Stated goal:
In the data, extract each line that holds the string "standalone".

***** Excerpted data *****

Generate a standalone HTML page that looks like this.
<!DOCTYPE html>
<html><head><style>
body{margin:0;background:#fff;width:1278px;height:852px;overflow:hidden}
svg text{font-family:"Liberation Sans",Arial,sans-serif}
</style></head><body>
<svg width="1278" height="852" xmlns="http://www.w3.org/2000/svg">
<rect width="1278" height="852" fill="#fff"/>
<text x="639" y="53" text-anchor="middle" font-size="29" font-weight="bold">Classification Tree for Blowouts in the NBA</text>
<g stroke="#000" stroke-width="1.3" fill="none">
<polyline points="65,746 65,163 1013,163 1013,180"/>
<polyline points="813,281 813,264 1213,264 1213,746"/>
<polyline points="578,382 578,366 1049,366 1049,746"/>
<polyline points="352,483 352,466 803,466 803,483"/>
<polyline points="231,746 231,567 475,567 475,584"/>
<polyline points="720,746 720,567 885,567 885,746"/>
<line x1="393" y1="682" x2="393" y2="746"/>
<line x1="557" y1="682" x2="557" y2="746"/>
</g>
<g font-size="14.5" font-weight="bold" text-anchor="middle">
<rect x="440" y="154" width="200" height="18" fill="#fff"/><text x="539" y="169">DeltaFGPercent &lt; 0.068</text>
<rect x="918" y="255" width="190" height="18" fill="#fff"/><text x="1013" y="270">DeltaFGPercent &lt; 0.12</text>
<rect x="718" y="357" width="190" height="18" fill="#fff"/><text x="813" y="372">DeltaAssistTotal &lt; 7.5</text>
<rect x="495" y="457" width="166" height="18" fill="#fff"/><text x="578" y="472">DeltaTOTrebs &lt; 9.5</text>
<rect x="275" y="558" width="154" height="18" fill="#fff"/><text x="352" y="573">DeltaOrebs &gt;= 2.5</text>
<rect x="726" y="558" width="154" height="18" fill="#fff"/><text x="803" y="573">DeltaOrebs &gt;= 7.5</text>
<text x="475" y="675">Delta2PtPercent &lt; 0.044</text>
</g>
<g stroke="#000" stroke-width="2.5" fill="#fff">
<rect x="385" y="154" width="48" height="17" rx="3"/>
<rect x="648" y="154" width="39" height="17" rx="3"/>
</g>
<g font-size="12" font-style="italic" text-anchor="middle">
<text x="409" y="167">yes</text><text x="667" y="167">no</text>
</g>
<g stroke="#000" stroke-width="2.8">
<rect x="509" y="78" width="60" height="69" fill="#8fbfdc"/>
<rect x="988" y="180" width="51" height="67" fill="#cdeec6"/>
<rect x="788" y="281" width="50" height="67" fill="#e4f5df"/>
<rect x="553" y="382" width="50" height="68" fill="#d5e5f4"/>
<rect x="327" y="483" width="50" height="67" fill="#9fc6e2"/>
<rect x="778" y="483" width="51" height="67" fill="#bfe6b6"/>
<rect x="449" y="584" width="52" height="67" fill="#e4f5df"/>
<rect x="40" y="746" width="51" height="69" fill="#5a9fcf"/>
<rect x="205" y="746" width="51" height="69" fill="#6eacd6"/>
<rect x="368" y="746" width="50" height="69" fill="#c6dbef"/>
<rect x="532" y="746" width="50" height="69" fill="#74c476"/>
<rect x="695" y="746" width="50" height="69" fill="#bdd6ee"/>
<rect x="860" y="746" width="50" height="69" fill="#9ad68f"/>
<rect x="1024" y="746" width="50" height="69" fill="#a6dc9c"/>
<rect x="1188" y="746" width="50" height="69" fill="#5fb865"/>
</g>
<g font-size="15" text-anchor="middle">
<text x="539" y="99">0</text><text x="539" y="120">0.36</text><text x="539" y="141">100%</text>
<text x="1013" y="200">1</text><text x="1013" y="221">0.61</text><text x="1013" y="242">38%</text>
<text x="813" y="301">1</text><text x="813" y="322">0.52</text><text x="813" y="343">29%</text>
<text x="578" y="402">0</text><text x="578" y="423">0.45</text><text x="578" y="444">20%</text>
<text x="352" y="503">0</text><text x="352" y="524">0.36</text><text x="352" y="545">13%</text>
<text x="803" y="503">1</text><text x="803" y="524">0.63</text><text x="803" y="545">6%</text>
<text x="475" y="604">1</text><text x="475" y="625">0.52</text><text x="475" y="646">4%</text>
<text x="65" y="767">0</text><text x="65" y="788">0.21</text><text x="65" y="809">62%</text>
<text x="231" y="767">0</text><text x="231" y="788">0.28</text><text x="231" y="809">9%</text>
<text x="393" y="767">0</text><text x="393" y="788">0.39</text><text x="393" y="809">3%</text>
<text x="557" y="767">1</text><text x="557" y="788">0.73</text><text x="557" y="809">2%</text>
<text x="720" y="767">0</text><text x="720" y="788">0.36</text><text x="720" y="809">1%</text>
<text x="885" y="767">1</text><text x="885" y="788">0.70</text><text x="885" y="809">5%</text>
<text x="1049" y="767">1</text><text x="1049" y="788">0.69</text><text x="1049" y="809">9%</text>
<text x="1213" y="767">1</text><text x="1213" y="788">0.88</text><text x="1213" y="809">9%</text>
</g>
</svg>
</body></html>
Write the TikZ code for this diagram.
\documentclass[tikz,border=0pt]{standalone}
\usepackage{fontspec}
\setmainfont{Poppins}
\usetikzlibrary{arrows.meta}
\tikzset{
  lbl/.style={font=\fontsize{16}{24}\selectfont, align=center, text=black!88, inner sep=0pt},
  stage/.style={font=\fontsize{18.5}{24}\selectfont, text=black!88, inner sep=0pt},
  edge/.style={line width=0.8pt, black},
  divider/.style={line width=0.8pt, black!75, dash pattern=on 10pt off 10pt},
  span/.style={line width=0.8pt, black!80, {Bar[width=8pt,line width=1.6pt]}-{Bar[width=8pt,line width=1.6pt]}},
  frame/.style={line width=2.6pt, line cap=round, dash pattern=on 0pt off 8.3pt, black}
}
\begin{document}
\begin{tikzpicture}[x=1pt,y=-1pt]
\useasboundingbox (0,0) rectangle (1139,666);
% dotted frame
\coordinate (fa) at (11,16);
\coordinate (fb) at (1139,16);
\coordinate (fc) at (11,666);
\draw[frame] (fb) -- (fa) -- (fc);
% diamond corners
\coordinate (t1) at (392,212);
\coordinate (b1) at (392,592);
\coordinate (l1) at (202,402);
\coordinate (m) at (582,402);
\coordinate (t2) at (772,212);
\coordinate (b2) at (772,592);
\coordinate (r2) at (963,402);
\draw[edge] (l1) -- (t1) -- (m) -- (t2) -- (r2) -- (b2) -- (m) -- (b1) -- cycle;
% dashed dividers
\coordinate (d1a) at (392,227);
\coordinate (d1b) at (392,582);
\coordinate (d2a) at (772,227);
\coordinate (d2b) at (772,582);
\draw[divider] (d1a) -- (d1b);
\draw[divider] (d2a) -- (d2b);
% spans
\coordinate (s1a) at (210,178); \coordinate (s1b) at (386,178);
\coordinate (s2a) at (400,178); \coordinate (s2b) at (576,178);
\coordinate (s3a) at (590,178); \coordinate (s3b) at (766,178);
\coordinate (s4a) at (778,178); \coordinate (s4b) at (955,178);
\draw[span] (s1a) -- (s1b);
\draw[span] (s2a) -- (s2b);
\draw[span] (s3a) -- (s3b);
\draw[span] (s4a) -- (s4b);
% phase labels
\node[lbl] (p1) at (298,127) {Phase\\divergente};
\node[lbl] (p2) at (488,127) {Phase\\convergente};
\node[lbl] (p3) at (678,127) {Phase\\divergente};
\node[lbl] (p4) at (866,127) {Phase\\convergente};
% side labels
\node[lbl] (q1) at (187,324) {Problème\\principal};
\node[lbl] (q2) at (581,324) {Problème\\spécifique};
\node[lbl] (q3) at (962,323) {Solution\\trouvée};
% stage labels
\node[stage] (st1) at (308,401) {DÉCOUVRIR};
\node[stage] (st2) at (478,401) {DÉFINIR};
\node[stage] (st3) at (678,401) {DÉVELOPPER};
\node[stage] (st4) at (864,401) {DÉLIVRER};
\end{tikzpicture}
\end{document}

*****

Complete answer:
Generate a standalone HTML page that looks like this.
\documentclass[tikz,border=0pt]{standalone}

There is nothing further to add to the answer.